Bernadette Lafont, le 7 janvier 2013. (Roberto Frankenberg)
publié le 14 janvier 2013 à 19h06
(mis à jour le 25 juillet 2013 à 17h35)

Elle est ces jours-ci Paulette, dans une comédie néoréaliste éponyme. Paulette est vieille, veuve, aigrie, déclassée, glaneuse honteuse qui, poubelles faites, se replie dans son trou, un appartement décati dans une barre HLM sinistre à se tirer une balle. L’expulsion la guette, pour retards de loyer. Des jeunes tiennent les murs, elle les déteste (la vieille conchie tout le monde, surtout les non-Blancs comme son gendre flic qu’elle rebaptise «Bamboula» ou «Oussama») mais quand l’occasion se présente, elle s’immisce sans ciller dans leur trafic de shit. Et Paulette de reprendre du poil de la bête…

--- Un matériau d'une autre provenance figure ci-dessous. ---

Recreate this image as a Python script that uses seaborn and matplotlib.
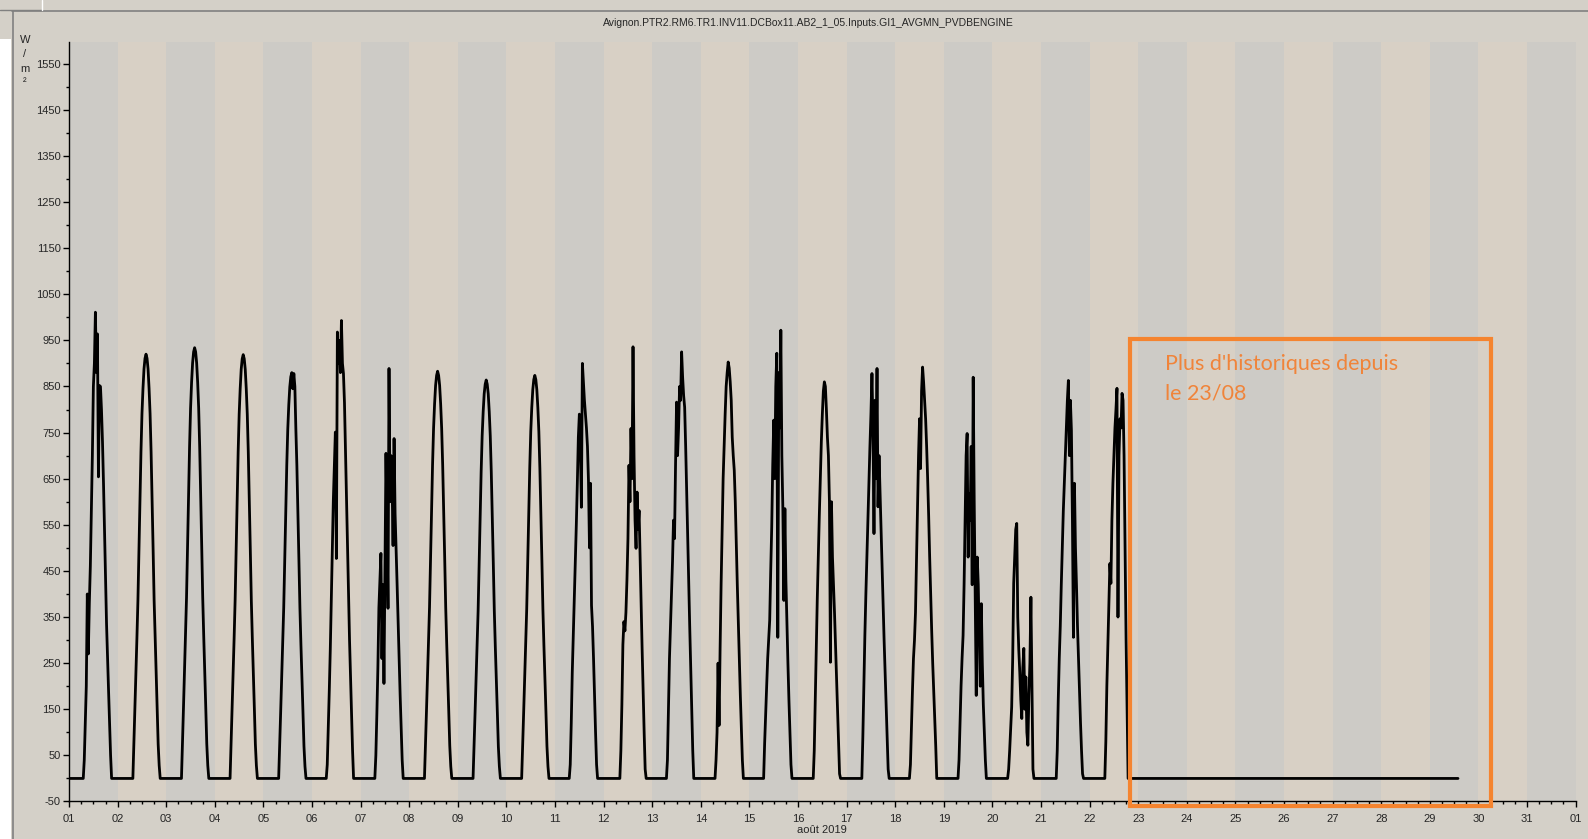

Bernadette Lafont est parfaite, en Paulette. Tout à fait probante, ingratitude de la première partie comprise : grisonnante, regard méchant, figure pincée, fiel au bord des lèvres. Quel beau travail de composition, se dit-on. Car même à 74 ans, on ne l'imagine que solaire, vivace ad vitam. Si bien qu'on lui soumet assez vite et sans vergogne le mot de Chateaubriand : «La vieillesse est un naufrage.» Or, elle : «Ah mais c'est une lapalissade ! Physiquement, c'est quand même pas drôle, on manque d'énergie, y'a des douleurs… En même temps, on peut lutter contre ça. C'est la phrase d'Eluard "le dur désir de durer."» Chez elle, durer a pourtant l'air d'aller de soi. «C'est que je n'aime pas faire pitié. Par ailleurs, j'ai toujours beaucoup aimé l'effort physique, ça vous donne de la tenue et de la résistance, et passer de l'autre côté de la douleur, ça fait du bien.